One piece that could be started now is a single payment pass that works for parking, transit, and rideshare services. The smartphone technology is there now, and a simple swipe card for those without smart phones does the same thing. It lets you add value, and pay for services throughout the day.

-- Walker

Agree that in so many ways, Rideshare really is a Cinderella, and we should allocate a lot more resources towards it and towards improving it!

Salem Breakfast on Bikes said...

Via email, Capturing the Ride send some additional notes:

Most important: SWAG possibility!

They've got an online survey and you can win some swag. Click here.

They also clarified that the project is a "capstone" project in the Urban Planning masters degree program at PSU and while quite serious and professional in spirit, it is fundamentally academic in nature and for credit rather than for hire.

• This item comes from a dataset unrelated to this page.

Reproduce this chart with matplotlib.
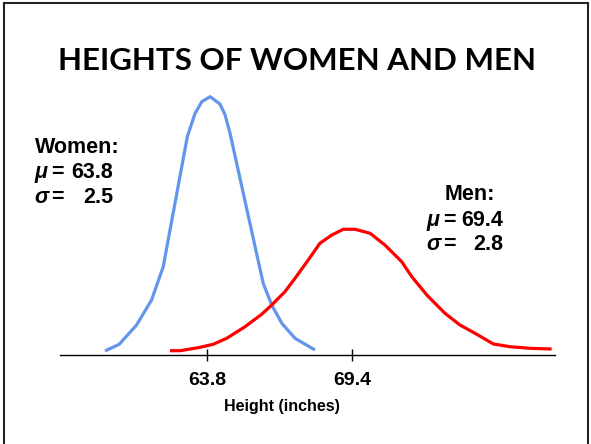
import matplotlib
matplotlib.use("Agg")
import matplotlib.pyplot as plt
from matplotlib.lines import Line2D

# ---- data (heights in inches, relative density in arbitrary units) ----
women_x = [59.86, 60.41, 61.08, 61.66, 62.11, 63.04, 63.34, 63.60, 63.92,
           64.30, 64.50, 64.69, 65.97, 66.30, 66.69, 67.20, 67.97]
women_y = [4.0, 10.7, 30.0, 55.0, 88.3, 218.3, 241.7, 253.3, 258.3,
           251.0, 240.0, 221.7, 71.7, 50.0, 31.7, 16.7, 5.0]

men_x = [62.37, 62.76, 63.46, 64.04, 64.56, 65.27, 65.91, 66.30, 66.81, 67.20,
         67.71, 68.16, 68.62, 69.06, 69.52, 70.10, 70.67, 71.32, 71.71, 72.29,
         72.99, 73.57, 74.22, 74.86, 75.50, 76.27, 77.11]
men_y = [4.3, 4.3, 7.3, 10.7, 16.7, 28.3, 40.7, 50.0, 63.3, 76.7,
         95.0, 111.7, 120.0, 125.7, 125.7, 121.7, 110.0, 93.3, 78.3, 60.0,
         41.7, 30.0, 20.7, 11.0, 8.3, 6.7, 6.0]

tick_values = [63.8, 69.4]
tick_labels = ["63.8", "69.4"]

title = "HEIGHTS OF WOMEN AND MEN"
xlabel = "Height (inches)"
women_stats = ("Women:", "63.8", "2.5")
men_stats = ("Men:", "69.4", "2.8")

# ---- figure ----
W, H = 591, 444
fig = plt.figure(figsize=(W / 100, H / 100), dpi=100)
fig.patch.set_facecolor("white")

def fx(x):
    return x / W

def fy(y):
    return 1 - y / H

# axes: x pixel 60..555, baseline at pixel 355, top at pixel 90
ax = fig.add_axes([fx(60), fy(355), (555 - 60) / W, (355 - 90) / H])
ax.set_xlim(58.123, 77.24)
ax.set_ylim(0, 265)
ax.patch.set_alpha(0)

ax.plot(women_x, women_y, color="#6495ED", lw=2.3, solid_joinstyle="round",
        solid_capstyle="butt")
ax.plot(men_x, men_y, color="#FF0000", lw=2.3, solid_joinstyle="round",
        solid_capstyle="butt")

for s in ["top", "right", "left"]:
    ax.spines[s].set_visible(False)
ax.spines["bottom"].set_linewidth(1.0)
ax.set_yticks([])
ax.set_xticks(tick_values)
ax.set_xticklabels(tick_labels, fontfamily="Liberation Sans", fontweight="bold",
                   fontsize=14)
ax.tick_params(axis="x", direction="inout", length=8, width=1.0, pad=8)

fig.text(fx(282), fy(406), xlabel, ha="center", va="center",
         fontfamily="Liberation Sans", fontweight="bold", fontsize=11.5)

fig.text(fx(297.5), fy(61), title, ha="center", va="center",
         fontfamily="Lato", fontweight="bold", fontsize=22.5)

# statistics blocks
def block(stats, x_head, y_head, x_sym, x_eq, x_right, y_mu, y_sig):
    kw = dict(fontfamily="Liberation Sans", fontweight="bold", fontsize=15.5,
              va="center")
    fig.text(fx(x_head), fy(y_head), stats[0], ha="left", **kw)
    fig.text(fx(x_sym), fy(y_mu), "\u03bc", ha="left", style="italic", **kw)
    fig.text(fx(x_eq), fy(y_mu), "=", ha="left", **kw)
    fig.text(fx(x_right), fy(y_mu), stats[1], ha="right", **kw)
    fig.text(fx(x_sym), fy(y_sig), "\u03c3", ha="left", style="italic", **kw)
    fig.text(fx(x_eq), fy(y_sig), "=", ha="left", **kw)
    fig.text(fx(x_right), fy(y_sig), stats[2], ha="right", **kw)

block(women_stats, 35, 147, 34, 51, 113, 172, 197)
block(men_stats, 445, 194, 426, 443, 503, 220, 244)

# slide border
for (x0, y0, x1, y1) in [(3.5, 444, 3.5, 3.5), (3.5, 3.5, 588, 3.5), (588, 3.5, 588, 444)]:
    fig.add_artist(Line2D([fx(x0), fx(x1)], [fy(y0), fy(y1)], color="#222222",
                          lw=1.5, transform=fig.transFigure))

fig.savefig("out.png", dpi=100, facecolor="white")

They also highlighted Flexible Transit as a concept to investigate closely, and without delving too far into the google, here's a Transportation Research Board study, Operational Experiences with Flexible Transit Services, which identifies a range of hybrid services between fixed-route and on-demand configurations. (For a bike blogger, it was a new term!)

Walker, it looks like they're traveling down just the sort of path you suggest - though perhaps not quite as far as you wish.

Anyway, lots of possibility here, and it will be interesting to follow!